According to the accused, criminal proceedings were instituted because of his journalistic activities. It can be assumed that there is a violation of the freedom of expression provided for in Art. 10 of the European Convention.

As stated by the European Court of Human Rights in § 38 of the case “Prager and Oberschlick v. Austria” “… freedom of expression applies not only to “information” or “ideas”, which are positively perceived as harmless or cause indifference, but also to those that insult, shock, or embarrass the state or any part of society. Also, freedom of journalism covers the possible use of some degree of exaggeration or even provocation”.

 One of the evidence underlying the prosecution is the results of a search conducted by the Ukrainian secret service (SBU) officers on March 12, 2018. The accused states that the prohibited items seized from him were deliberately placed in his house by the government officials. The accused disputes the lawfulness of the investigative action, referring to:

– the use of force against him during the search, despite the lack of resistance on his part;

– violation of the requirements of the legislation on the independence and objectivity of witnesses, since two witnesses were brought by the SBU officers themselves, and the third witness was not involved in the investigation from the very beginning.

As stated by the European Court of Human Rights in § 54 of the “Kobiashvili v. Georgia” case “… in assessing the fairness of proceedings, the quality of the evidence should be taken into account, including whether there were circumstances in which it was obtained that cast doubt on their reliability or accuracy”.

Besides, as a result of the search, computers were seized from the accused, which to date has not been returned. Which, potentially, could mean a violation of Clause 2, Article 8 of the European Convention.

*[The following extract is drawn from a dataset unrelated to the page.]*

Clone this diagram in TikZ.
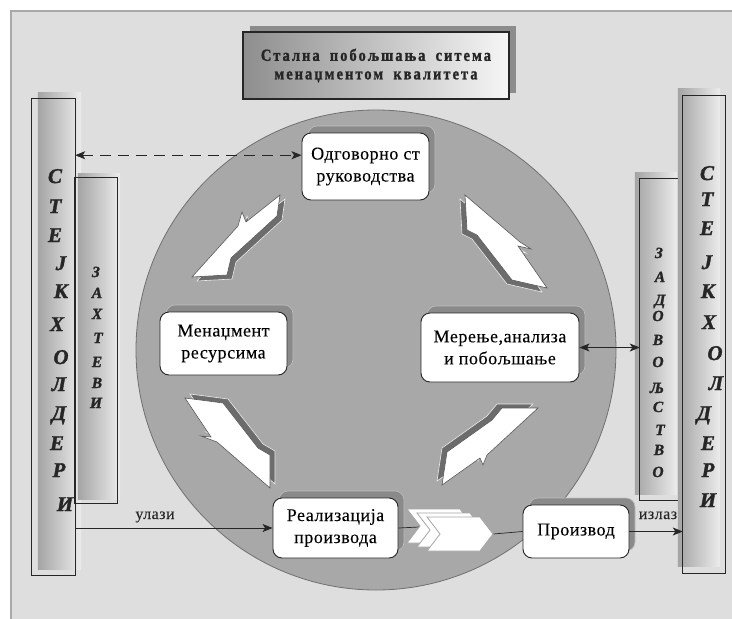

In the “Prezharovi v. Bulgaria” case, § 49 the European Court of Human Rights accepts that “… in principle, the retention of computers for the duration of the criminal proceedings pursues the legitimate aim of preserving physical evidence as part of an ongoing criminal investigation, but without any consideration of the relevance of the information seized to the investigation and the applicants’ claims regarding the personal nature of the part of the information stored on computers, judicial control will be formal, and applicants will be deprived of sufficient safeguards against abuse”. 

Experts from the International Society for Human Rights continue to monitor this case.